I say the truth in Christ, I lie not
The apostle being about to discourse concerning predestination, which he had mentioned in the preceding chapter, and to open the springs and causes of it, and also concerning the induration and rejection of the Jewish nation; he thought it necessary to preface his account of these things with some strong assurances of his great attachment to that people, and his affection for them, lest it should be thought he spoke out of prejudice to them; and well knowing in what situation he stood in with them, on account of his preaching up the abrogation of the ceremonial law, and how difficult it might be for him to obtain their belief in what he should say, he introduces it with a solemn oath, "I say the truth in Christ, I lie not": which refers not to what he had said in the foregoing chapter, but to what he was going to say; and is all one as if he had said, as I am in Christ, a converted person, one born again, and renewed in the spirit of my mind, what I am about to speak is truth, and no lie; or I swear by Christ the God of truth, who is truth itself, and I appeal to him as the true God, the searcher of hearts, that what I now deliver is truth, and nothing but truth, and has no falsehood in it.
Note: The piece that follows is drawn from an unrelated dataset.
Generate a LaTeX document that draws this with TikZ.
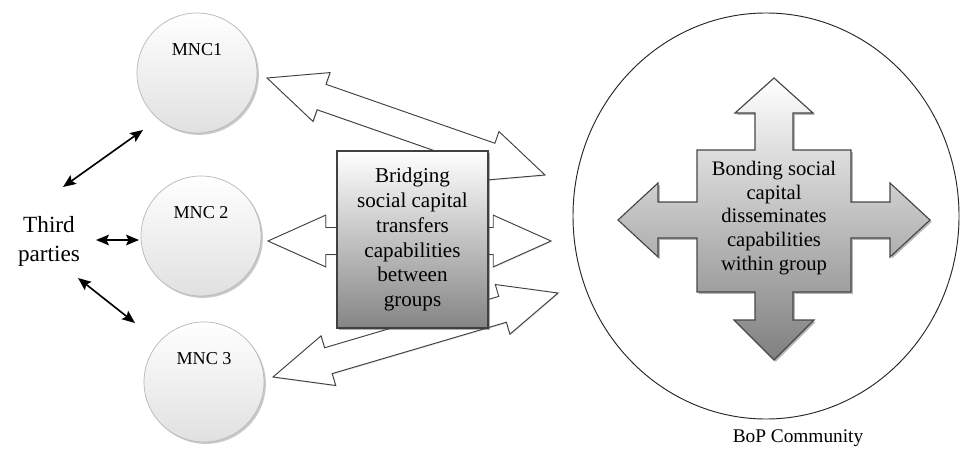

This both shows that the taking of an oath is lawful, and that Christ is truly God, by whom only persons ought to swear:
my conscience bearing me witness.
The apostle, besides his appeal to Christ, calls his conscience to witness to the truth of his words; and this is as a thousand witnesses; there is in every man a conscience, which unless seared as with a red hot iron, will accuse or excuse, and bear a faithful testimony to words and actions; and especially a conscience enlightened, cleansed, and sanctified by the Spirit of God, as was the apostle's: hence he adds,
in the Holy Ghost;
meaning either that his conscience was influenced and directed by the Holy Ghost in what he was about to say; or it bore witness in and with the Holy Ghost, and the Holy Ghost with that; so that here are three witnesses called in, Christ, conscience, and the Holy Ghost; and by three such witnesses, his words must be thought to be well established.